__Requirement__. Begin with the first line and repeat exactly through the line containing "200, 150, 100];"; leave every image out.
• • • • •
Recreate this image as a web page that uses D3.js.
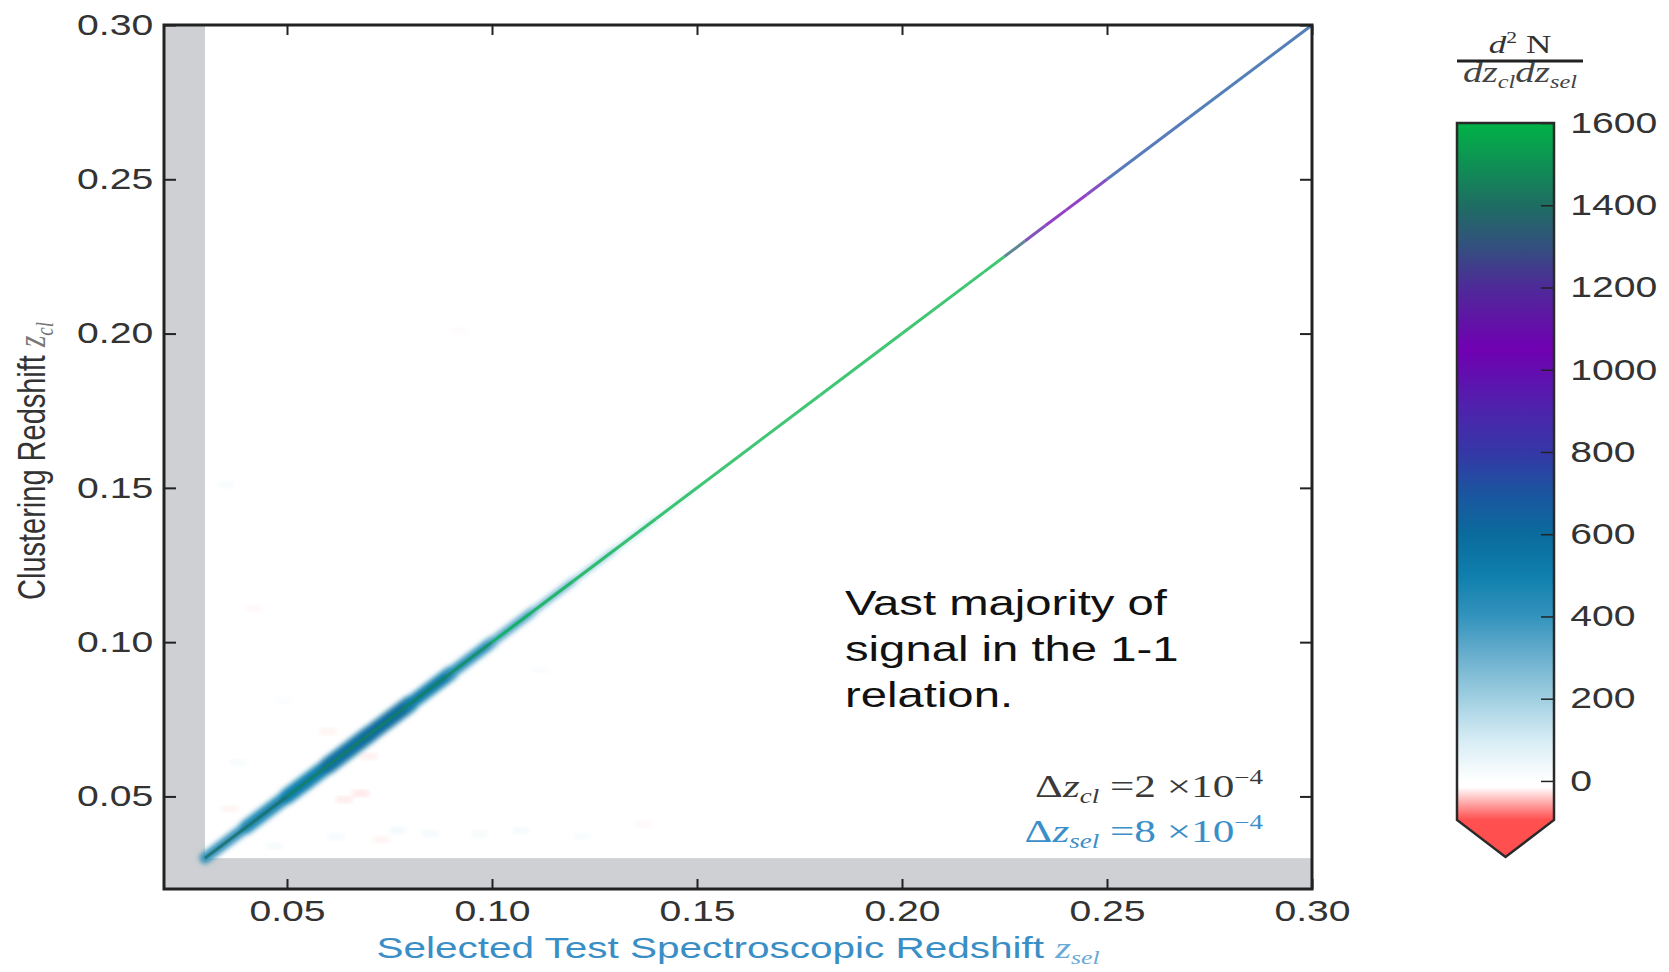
<!DOCTYPE html>
<html>
<head>
<meta charset="utf-8">
<script src="https://cdn.jsdelivr.net/npm/d3@7"></script>
<style>
  body { margin: 0; background: #fff; }
  svg text { font-family: "Liberation Sans", Arial, sans-serif; }
</style>
</head>
<body>
<div id="wrapper"></div>
<script>
// axis ticks (redshift)
const xTicks = [0.05, 0.10, 0.15, 0.20, 0.25, 0.30];
const yTicks = [0.05, 0.10, 0.15, 0.20, 0.25, 0.30];
const zMin = 0.02, zMax = 0.30, maskEdge = 0.03;

// density along the 1-1 relation
const diagZ       = [0.03, 0.05, 0.07, 0.09, 0.10, 0.12, 0.14, 0.16, 0.18, 0.20, 0.22, 0.225, 0.23, 0.235, 0.24, 0.245, 0.25, 0.27, 0.30];
const diagDensity = [1400, 1450, 1450, 1500, 1600, 1600, 1600, 1600, 1600, 1600, 1600, 1350, 1150, 1050, 1050, 950, 720, 700, 700];

// off-diagonal spread around the relation at low redshift
const haloZ         = [0.03, 0.04, 0.05, 0.06, 0.07, 0.08, 0.09, 0.10, 0.11, 0.12, 0.13, 0.14, 0.15];
const haloHalfWidth = [0.002, 0.0025, 0.003, 0.0032, 0.0035, 0.003, 0.0025, 0.002, 0.0016, 0.0012, 0.0009, 0.0007, 0.0005];
const haloDensity   = [380, 430, 480, 520, 620, 560, 460, 380, 320, 260, 200, 150, 100];

// faint background fluctuations
const noiseX   = [0.034, 0.036, 0.045, 0.052, 0.062, 0.066, 0.071, 0.075, 0.083, 0.095, 0.105, 0.120, 0.135, 0.060, 0.040, 0.090, 0.110, 0.033, 0.047, 0.058, 0.068];
const noiseY   = [0.045, 0.060, 0.033, 0.052, 0.048, 0.050, 0.035, 0.038, 0.037, 0.037, 0.038, 0.036, 0.040, 0.036, 0.110, 0.200, 0.090, 0.150, 0.080, 0.070, 0.062];
const noiseVal = [-30, 60, 70, -35, -40, -45, -30, 90, 80, 60, 70, 50, -25, 70, -25, -20, 40, 50, 30, -30, -35];

// colour map
const cbMin = -95, cbMax = 1600;
const cbStops  = [-95, -60, -15, 0, 100, 200, 300, 400, 500, 600, 700, 800, 900, 1050, 1200, 1300, 1400, 1600];
const cbColors = ["#ff4f4f", "#ff9a9a", "#ffffff", "#ffffff", "#d6ecf4", "#a0cfe1", "#6cb0ce", "#3393bc", "#0f7fad", "#0a6b9c", "#1b55a0", "#3537a6", "#4d24ac", "#7000b2", "#4e2a98", "#33507e", "#1e6d62", "#00b347"];
const cbTicks  = [0, 200, 400, 600, 800, 1000, 1200, 1400, 1600];

const SX = 1.35; // horizontal stretch of the original figure's text

const dimensions = {
  width: 1669,
  height: 972,
  margin: { top: 25, left: 164 },
  boundedWidth: 1148,
  boundedHeight: 864,
};
const bw = dimensions.boundedWidth, bh = dimensions.boundedHeight;

const svg = d3.select("#wrapper").append("svg")
  .attr("width", dimensions.width)
  .attr("height", dimensions.height);

const defs = svg.append("defs");
defs.append("clipPath").attr("id", "plotClip")
  .append("rect").attr("width", bw).attr("height", bh);
defs.append("filter").attr("id", "blur")
  .attr("x", "-10%").attr("y", "-10%").attr("width", "120%").attr("height", "120%")
  .append("feGaussianBlur").attr("stdDeviation", 2.5);

const colorScale = d3.scaleLinear().domain(cbStops).range(cbColors).clamp(true);

const xScale = d3.scaleLinear().domain([zMin, zMax]).range([0, bw]);
const yScale = d3.scaleLinear().domain([zMin, zMax]).range([bh, 0]);

const bounds = svg.append("g")
  .attr("transform", `translate(${dimensions.margin.left},${dimensions.margin.top})`);

const plot = bounds.append("g").attr("clip-path", "url(#plotClip)");

// masked region (gray)
plot.append("rect")
  .attr("x", xScale(zMin)).attr("y", 0)
  .attr("width", xScale(maskEdge) - xScale(zMin)).attr("height", bh)
  .attr("fill", "#cfd0d3");
plot.append("rect")
  .attr("x", 0).attr("y", yScale(maskEdge))
  .attr("width", bw).attr("height", yScale(zMin) - yScale(maskEdge))
  .attr("fill", "#cfd0d3");

// faint fluctuations
plot.append("g").selectAll("rect")
  .data(d3.range(noiseX.length))
  .join("rect")
  .attr("x", i => xScale(noiseX[i]))
  .attr("y", i => yScale(noiseY[i] + 0.002))
  .attr("width", xScale(0.004) - xScale(0))
  .attr("height", yScale(0) - yScale(0.002))
  .attr("fill", i => colorScale(noiseVal[i]))
  .attr("opacity", 0.4)
  .attr("filter", "url(#blur)");

// halo around the relation
const perp = Math.cos(Math.atan2(yScale(0) - yScale(1), xScale(1) - xScale(0)));
const halo = plot.append("g").attr("filter", "url(#blur)");
halo.selectAll("line")
  .data(d3.range(haloZ.length - 1))
  .join("line")
  .attr("x1", i => xScale(haloZ[i]))
  .attr("y1", i => yScale(haloZ[i]))
  .attr("x2", i => xScale(haloZ[i + 1]))
  .attr("y2", i => yScale(haloZ[i + 1]))
  .attr("stroke", i => colorScale((haloDensity[i] + haloDensity[i + 1]) / 2))
  .attr("stroke-width", i => (haloHalfWidth[i] + haloHalfWidth[i + 1]) * (yScale(0) - yScale(1)) * perp)
  .attr("stroke-linecap", "round");

// core of the 1-1 relation
plot.append("g").selectAll("line")
  .data(d3.range(diagZ.length - 1))
  .join("line")
  .attr("x1", i => xScale(diagZ[i]))
  .attr("y1", i => yScale(diagZ[i]))
  .attr("x2", i => xScale(diagZ[i + 1]))
  .attr("y2", i => yScale(diagZ[i + 1]))
  .attr("stroke", i => colorScale(diagDensity[i]))
  .attr("stroke-opacity", 0.75)
  .attr("stroke-width", 3);

// axes with inward ticks on all four sides
function styleAxis(g) {
  g.select(".domain").remove();
  g.selectAll(".tick line").attr("stroke", "#222").attr("stroke-width", 2);
  g.selectAll(".tick text")
    .attr("transform", `scale(${SX},1)`)
    .style("font-size", "29px")
    .style("font-family", "'Liberation Sans', Arial, sans-serif")
    .attr("fill", "#333");
}

bounds.append("g")
  .attr("transform", `translate(0,${bh})`)
  .call(d3.axisBottom(xScale).tickValues(xTicks).tickFormat(d3.format(".2f"))
    .tickSizeInner(-10).tickSizeOuter(0).tickPadding(11))
  .call(styleAxis);
bounds.append("g")
  .call(d3.axisTop(xScale).tickValues(xTicks).tickFormat("")
    .tickSizeInner(-10).tickSizeOuter(0))
  .call(styleAxis);
bounds.append("g")
  .call(d3.axisLeft(yScale).tickValues(yTicks).tickFormat(d3.format(".2f"))
    .tickSizeInner(-12).tickSizeOuter(0).tickPadding(8))
  .call(styleAxis);
bounds.append("g")
  .attr("transform", `translate(${bw},0)`)
  .call(d3.axisRight(yScale).tickValues(yTicks).tickFormat("")
    .tickSizeInner(-12).tickSizeOuter(0))
  .call(styleAxis);

bounds.append("rect")
  .attr("width", bw).attr("height", bh)
  .attr("fill", "none").attr("stroke", "#222").attr("stroke-width", 3);

// axis labels
const serif = "'Liberation Serif', 'DejaVu Serif', serif";

const xLabel = svg.append("text")
  .attr("transform", `translate(${dimensions.margin.left + bw / 2},958) scale(${SX},1)`)
  .attr("text-anchor", "middle")
  .style("font-size", "30px")
  .attr("fill", "#3a8ec6");
xLabel.append("tspan").text("Selected Test Spectroscopic Redshift ");
xLabel.append("tspan").style("font-family", serif).style("font-style", "italic").attr("fill", "#6aaad6").text("z");
xLabel.append("tspan").style("font-family", serif).style("font-style", "italic").style("font-size", "19px").attr("fill", "#6aaad6").attr("dy", 6).text("sel");

const yLabel = svg.append("text")
  .attr("transform", `translate(45,${dimensions.margin.top + bh / 2 + 4}) scale(${SX},1) rotate(-90)`)
  .attr("text-anchor", "middle")
  .style("font-size", "29px")
  .attr("fill", "#333");
yLabel.append("tspan").text("Clustering Redshift ");
yLabel.append("tspan").style("font-family", serif).style("font-style", "italic").attr("fill", "#777").text("z");
yLabel.append("tspan").style("font-family", serif).style("font-style", "italic").style("font-size", "19px").attr("fill", "#777").attr("dy", 6).text("cl");

// annotation
const noteLines = ["Vast majority of", "signal in the 1-1", "relation."];
svg.append("g").selectAll("text")
  .data(noteLines)
  .join("text")
  .attr("transform", (d, i) => `translate(845,${615 + i * 46}) scale(${SX},1)`)
  .style("font-size", "35px")
  .attr("fill", "#111")
  .text(d => d);

// bin sizes
function deltaLabel(y, sub, val, color) {
  const t = svg.append("text")
    .attr("transform", `translate(1263,${y}) scale(${SX},1)`)
    .attr("text-anchor", "end")
    .style("font-family", serif)
    .style("font-size", "32px")
    .attr("fill", color);
  t.append("tspan").text("Δ");
  t.append("tspan").style("font-style", "italic").text("z");
  t.append("tspan").style("font-style", "italic").style("font-size", "20px").attr("dy", 6).text(sub);
  t.append("tspan").attr("dy", -6).text(` =${val} ×10`);
  t.append("tspan").style("font-size", "20px").attr("dy", -13).text("−4");
}
deltaLabel(797, "cl", 2, "#3a3a3a");
deltaLabel(842, "sel", 8, "#3b8fc8");

// colour bar
const cbX = 1457, cbW = 97;
const cbScale = d3.scaleLinear().domain([cbMin, cbMax]).range([820, 123]);
const cbTip = cbScale(cbMin) + 0.053 * (cbScale(cbMin) - cbScale(cbMax));

const grad = defs.append("linearGradient").attr("id", "cbGrad")
  .attr("x1", 0).attr("y1", 1).attr("x2", 0).attr("y2", 0);
grad.selectAll("stop")
  .data(cbStops)
  .join("stop")
  .attr("offset", d => (d - cbMin) / (cbMax - cbMin))
  .attr("stop-color", d => colorScale(d));

svg.append("rect")
  .attr("x", cbX).attr("y", cbScale(cbMax))
  .attr("width", cbW).attr("height", cbScale(cbMin) - cbScale(cbMax))
  .attr("fill", "url(#cbGrad)");
const triPath = `M${cbX},${cbScale(cbMin)} L${cbX + cbW / 2},${cbTip} L${cbX + cbW},${cbScale(cbMin)} Z`;
svg.append("path").attr("d", triPath).attr("fill", colorScale(cbMin));

svg.append("g")
  .attr("transform", `translate(${cbX + cbW},0)`)
  .call(d3.axisRight(cbScale).tickValues(cbTicks).tickFormat(d3.format("d"))
    .tickSizeInner(-13).tickSizeOuter(0).tickPadding(12))
  .call(styleAxis)
  .call(g => g.selectAll(".tick line").attr("stroke-width", 1.5));

svg.append("path")
  .attr("d", `M${cbX},${cbScale(cbMax)} H${cbX + cbW} V${cbScale(cbMin)} L${cbX + cbW / 2},${cbTip} L${cbX},${cbScale(cbMin)} Z`)
  .attr("fill", "none").attr("stroke", "#2a2a2a").attr("stroke-width", 2.5)
  .attr("stroke-linejoin", "miter");

// colour bar title: d^2 N / dz_cl dz_sel
const cbCenter = cbX + 63;
const num = svg.append("text")
  .attr("transform", `translate(${cbCenter},53) scale(${SX},1)`)
  .attr("text-anchor", "middle")
  .style("font-family", serif).style("font-size", "26px").attr("fill", "#333");
num.append("tspan").style("font-style", "italic").text("d");
num.append("tspan").style("font-size", "16px").attr("dy", -10).text("2");
num.append("tspan").attr("dy", 10).text(" N");

svg.append("line")
  .attr("x1", cbX).attr("x2", cbX + 126)
  .attr("y1", 61).attr("y2", 61)
  .attr("stroke", "#222").attr("stroke-width", 3);

const den = svg.append("text")
  .attr("transform", `translate(${cbCenter},82) scale(${SX},1)`)
  .attr("text-anchor", "middle")
  .style("font-family", serif).style("font-size", "29px").style("font-style", "italic").attr("fill", "#444");
den.append("tspan").text("dz");
den.append("tspan").style("font-size", "18px").attr("dy", 6).text("cl");
den.append("tspan").attr("dy", -6).text("dz");
den.append("tspan").style("font-size", "18px").attr("dy", 6).text("sel");
</script>
</body>
</html>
• • • • •
__Result below__.
Recreate this image as a web page that uses D3.js.
<!DOCTYPE html>
<html>
<head>
<meta charset="utf-8">
<script src="https://cdn.jsdelivr.net/npm/d3@7"></script>
<style>
  body { margin: 0; background: #fff; }
  svg text { font-family: "Liberation Sans", Arial, sans-serif; }
</style>
</head>
<body>
<div id="wrapper"></div>
<script>
// axis ticks (redshift)
const xTicks = [0.05, 0.10, 0.15, 0.20, 0.25, 0.30];
const yTicks = [0.05, 0.10, 0.15, 0.20, 0.25, 0.30];
const zMin = 0.02, zMax = 0.30, maskEdge = 0.03;

// density along the 1-1 relation
const diagZ       = [0.03, 0.05, 0.07, 0.09, 0.10, 0.12, 0.14, 0.16, 0.18, 0.20, 0.22, 0.225, 0.23, 0.235, 0.24, 0.245, 0.25, 0.27, 0.30];
const diagDensity = [1400, 1450, 1450, 1500, 1600, 1600, 1600, 1600, 1600, 1600, 1600, 1350, 1150, 1050, 1050, 950, 720, 700, 700];

// off-diagonal spread around the relation at low redshift
const haloZ         = [0.03, 0.04, 0.05, 0.06, 0.07, 0.08, 0.09, 0.10, 0.11, 0.12, 0.13, 0.14, 0.15];
const haloHalfWidth = [0.002, 0.0025, 0.003, 0.0032, 0.0035, 0.003, 0.0025, 0.002, 0.0016, 0.0012, 0.0009, 0.0007, 0.0005];
const haloDensity   = [380, 430, 480, 520, 620, 560, 460, 380, 320, 260, 200, 150, 100];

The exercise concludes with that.